The objective should be that anybody who wants to learn anything, anytime, should be able to. That should be made possible. In English, Wikipedia has unlimited scope, but how many people are contributing to the Hindi, Marathi or Nepali Wiki? Very less… We are not putting out knowledge in these languages. The solution then proposed is to teach everybody English. I do not think that is the right solution.
ABANTIKA GHOSH: If calculators are made available, why do we then need to teach addition, subtraction and multiplication?
Basically, mathematics is about learning patterns, relationships, logic, discovering it etc. But that doesn’t happen now. I am not saying don’t teach students addition, subtraction, multiplication; there is a thrill in numbers, there’s poetry in mathematics. Some people will find it extremely difficult to think that there is poetry in mathematics.
The other day, (tabla player) Zakir Hussain was speaking in Gurgaon and, I think, the way a tabla player can explain mathematical patterns, nobody else can. Why we don’t use that as a resource is beyond me. So, it is the attitude towards learning that needs to change. Once you finish school and college that’s when real learning seems to start.
ARANYA SHANKAR: In January this year, Delhi chief minister Arvind Kejriwal said CCTV cameras would be installed in all Delhi government schools within three months, giving parents access to their children in class on a real-time basis.
Personally, I do not agree with it. This thought — that CCTV surveillance is going to make you safer — is useless. Is that the kind of society we want? Teachers need to be responsible, they need to create good learning atmosphere in schools… That is more important than anybody installing CCTV cameras. You can’t have proper surveillance in banks, what will you do by installing CCTVs in schools?
SOMYA LAKHANI: Anganwadi workers and helpers have been demanding, among other things, an increase in honorarium, health insurance and pension after retirement. They earn very little, about `5,000 per month. Do you think this model is going to fail?
This treatment of anganwadi workers as volunteers is not right. But then there is the other question — if you make them government servants, will they even work? You don’t know how that will play out. Workers should get paid — they can’t survive on Rs 3,000-5000. Some people may argue that they only work for three hours etc. But there is need for them to work longer hours to look after kids. We need day-care centres.

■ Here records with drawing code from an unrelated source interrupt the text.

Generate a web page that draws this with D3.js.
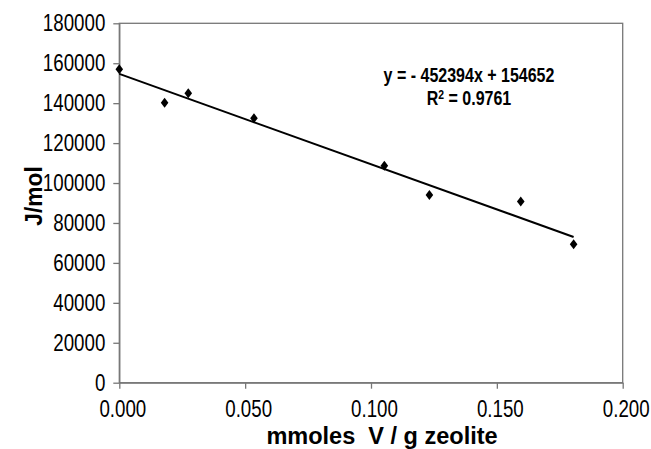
<!DOCTYPE html>
<html>
<head>
<meta charset="utf-8">
<script src="https://cdn.jsdelivr.net/npm/d3@7"></script>
<style>
  body { margin: 0; background: #fff; }
  svg { display: block; font-family: "Liberation Sans", Arial, sans-serif; }
</style>
</head>
<body>
<div id="chart"></div>
<script>
// data
const xVals = [0.0, 0.018, 0.0274, 0.0535, 0.1053, 0.1232, 0.1595, 0.1805];
const yVals = [157000, 140200, 145000, 132500, 108600, 94000, 90800, 69400];
const xTicks = [0, 0.05, 0.1, 0.15, 0.2];
const yTicks = [0, 20000, 40000, 60000, 80000, 100000, 120000, 140000, 160000, 180000];
const slope = -452394;
const intercept = 154652;
const eqLines = ["y = - 452394x + 154652", "R2 = 0.9761"];

const width = 651, height = 449;
const margin = { top: 23.3, right: 28.3, bottom: 66.3, left: 119.3 };

const svg = d3.select("#chart").append("svg")
  .attr("width", width)
  .attr("height", height);

const x = d3.scaleLinear().domain([0, 0.2]).range([margin.left, width - margin.right]);
const y = d3.scaleLinear().domain([0, 180000]).range([height - margin.bottom, margin.top]);

const sx = 0.78; // text in the picture is squeezed sideways

// plot frame
svg.append("rect")
  .attr("x", x(0)).attr("y", y(180000))
  .attr("width", x(0.2) - x(0)).attr("height", y(0) - y(180000))
  .attr("fill", "none").attr("stroke", "#777").attr("stroke-width", 1.3);

// y axis
const yAxis = svg.append("g")
  .attr("transform", `translate(${x(0)},0)`)
  .call(d3.axisLeft(y).tickValues(yTicks).tickSize(6).tickSizeOuter(0).tickFormat(d3.format("d")));
yAxis.select(".domain").attr("stroke", "#777").attr("stroke-width", 1.3);
yAxis.selectAll(".tick line").attr("stroke", "#777").attr("stroke-width", 1.3);
yAxis.selectAll(".tick text")
  .attr("x", -14 / sx)
  .attr("transform", `scale(${sx},1)`)
  .style("font-size", "24px")
  .style("fill", "#000");

// x axis
const xAxis = svg.append("g")
  .attr("transform", `translate(0,${y(0)})`)
  .call(d3.axisBottom(x).tickValues(xTicks).tickSize(6).tickPadding(11).tickSizeOuter(0).tickFormat(d3.format(".3f")));
xAxis.select(".domain").attr("stroke", "#777").attr("stroke-width", 1.3);
xAxis.selectAll(".tick line").attr("stroke", "#777").attr("stroke-width", 1.3);
xAxis.selectAll(".tick text")
  .attr("x", 3 / sx)
  .attr("transform", `scale(${sx},1)`)
  .style("font-size", "24px")
  .style("fill", "#000");

// trend line
const x0 = d3.min(xVals), x1 = d3.max(xVals);
svg.append("line")
  .attr("x1", x(x0)).attr("y1", y(slope * x0 + intercept))
  .attr("x2", x(x1)).attr("y2", y(slope * x1 + intercept))
  .attr("stroke", "#000").attr("stroke-width", 2);

// diamond markers
svg.append("g")
  .selectAll("path")
  .data(xVals.map((v, i) => [v, yVals[i]]))
  .join("path")
  .attr("transform", d => `translate(${x(d[0])},${y(d[1])})`)
  .attr("d", "M0,-5L3.8,0L0,5L-3.8,0Z")
  .attr("fill", "#000");

// equation
const eq = svg.append("g").attr("transform", "translate(469,0)");
eq.append("text")
  .attr("transform", "translate(0,82) scale(0.8,1)")
  .attr("text-anchor", "middle")
  .style("font-size", "20px").style("font-weight", "bold")
  .text(eqLines[0]);
const r2 = eq.append("text")
  .attr("transform", "translate(0,105) scale(0.8,1)")
  .attr("text-anchor", "middle")
  .style("font-size", "20px").style("font-weight", "bold");
r2.append("tspan").text("R");
r2.append("tspan").attr("dy", -6).style("font-size", "13px").text("2");
r2.append("tspan").attr("dy", 6).text(" = 0.9761");

// axis titles
svg.append("text")
  .attr("transform", `translate(382,444) scale(0.98,1)`)
  .attr("text-anchor", "middle")
  .attr("xml:space", "preserve")
  .style("font-size", "24px").style("font-weight", "bold")
  .text("mmoles  V / g zeolite");

svg.append("text")
  .attr("transform", `translate(42,196) rotate(-90) scale(0.95,1)`)
  .attr("text-anchor", "middle")
  .style("font-size", "24px").style("font-weight", "bold")
  .text("J/mol");
</script>
</body>
</html>
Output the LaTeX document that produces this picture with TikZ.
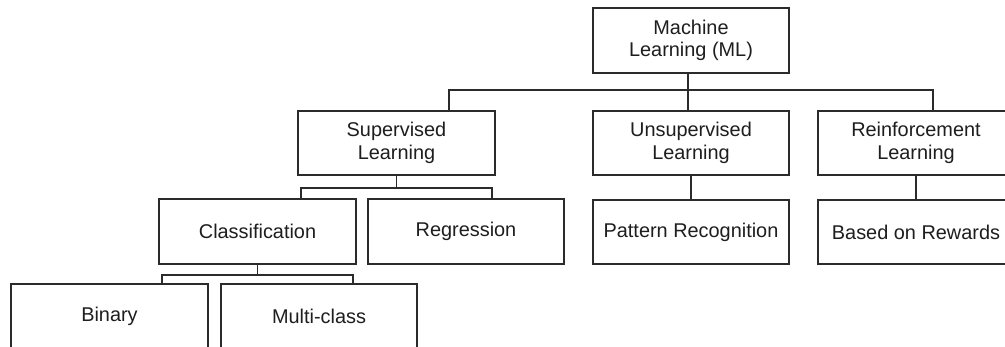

Also, are there jobs being created, especially for non-skilled people? That’s a big question. When people are not treated well, there will be anger, and this is a large group of people. The government will have to take a call. They will have to take a second look at the anganwadi model.
UMA VISHNU: One of the criticisms about ASER is that your data is processed, that you don’t put out raw data.
We have put up a six-page list of people who have accessed ASER data since 2013 on www.asercentre.org. What do our critics mean by raw data? There are some who want us to give them names of villages and children who are a part of the survey data-set. This is not done. But we do release ‘raw data’ after removing identifiers such as village and other names. In any survey, you don’t disclose personal details for a number of reasons.